* [Exercise description]:
Return all lines that include the string "matplotlib".

* [Dataset excerpt]:
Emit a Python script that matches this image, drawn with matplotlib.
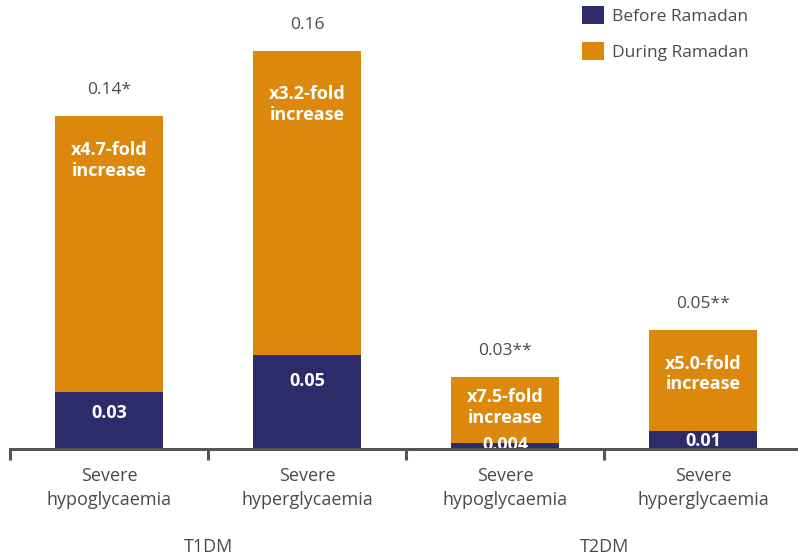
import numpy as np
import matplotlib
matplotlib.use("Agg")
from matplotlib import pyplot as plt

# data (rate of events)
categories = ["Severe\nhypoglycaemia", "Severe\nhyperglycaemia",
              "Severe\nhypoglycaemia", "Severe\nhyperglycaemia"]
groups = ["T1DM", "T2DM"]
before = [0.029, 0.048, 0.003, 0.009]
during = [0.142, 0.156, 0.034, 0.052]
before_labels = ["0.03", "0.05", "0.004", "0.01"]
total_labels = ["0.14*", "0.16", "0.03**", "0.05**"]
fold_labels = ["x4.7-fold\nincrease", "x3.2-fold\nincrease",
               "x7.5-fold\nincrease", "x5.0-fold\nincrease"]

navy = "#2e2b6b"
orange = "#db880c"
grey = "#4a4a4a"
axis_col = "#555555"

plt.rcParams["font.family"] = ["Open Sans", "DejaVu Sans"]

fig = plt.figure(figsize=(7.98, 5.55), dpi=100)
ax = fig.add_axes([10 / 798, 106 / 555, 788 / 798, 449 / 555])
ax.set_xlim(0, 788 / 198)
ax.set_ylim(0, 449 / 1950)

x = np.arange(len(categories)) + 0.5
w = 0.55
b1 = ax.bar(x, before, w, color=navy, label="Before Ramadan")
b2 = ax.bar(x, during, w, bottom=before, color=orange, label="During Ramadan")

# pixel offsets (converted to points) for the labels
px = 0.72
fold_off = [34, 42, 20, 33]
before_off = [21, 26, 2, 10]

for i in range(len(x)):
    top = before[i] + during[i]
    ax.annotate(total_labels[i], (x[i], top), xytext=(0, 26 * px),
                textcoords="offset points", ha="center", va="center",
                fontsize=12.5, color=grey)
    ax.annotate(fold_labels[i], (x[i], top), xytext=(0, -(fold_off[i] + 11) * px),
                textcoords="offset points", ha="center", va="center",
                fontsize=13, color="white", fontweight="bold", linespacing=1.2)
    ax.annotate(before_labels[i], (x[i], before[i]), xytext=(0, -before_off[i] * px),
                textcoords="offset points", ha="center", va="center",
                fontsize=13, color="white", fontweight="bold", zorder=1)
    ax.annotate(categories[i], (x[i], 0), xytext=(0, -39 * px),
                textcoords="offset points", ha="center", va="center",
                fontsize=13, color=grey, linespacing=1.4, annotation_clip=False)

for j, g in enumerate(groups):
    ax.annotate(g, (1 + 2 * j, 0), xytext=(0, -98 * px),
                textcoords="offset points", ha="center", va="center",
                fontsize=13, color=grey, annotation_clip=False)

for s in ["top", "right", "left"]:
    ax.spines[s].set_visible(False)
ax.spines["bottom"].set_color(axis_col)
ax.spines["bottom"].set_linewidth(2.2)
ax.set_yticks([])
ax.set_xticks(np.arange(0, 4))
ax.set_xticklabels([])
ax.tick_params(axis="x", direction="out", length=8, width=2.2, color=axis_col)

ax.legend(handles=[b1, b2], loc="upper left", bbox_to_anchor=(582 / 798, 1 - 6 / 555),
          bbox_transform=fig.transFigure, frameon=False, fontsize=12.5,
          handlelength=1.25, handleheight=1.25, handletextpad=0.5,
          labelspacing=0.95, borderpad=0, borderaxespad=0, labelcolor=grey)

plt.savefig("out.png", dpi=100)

* [Answer to the problem]:
Emit a Python script that matches this image, drawn with matplotlib.
import matplotlib
matplotlib.use("Agg")
from matplotlib import pyplot as plt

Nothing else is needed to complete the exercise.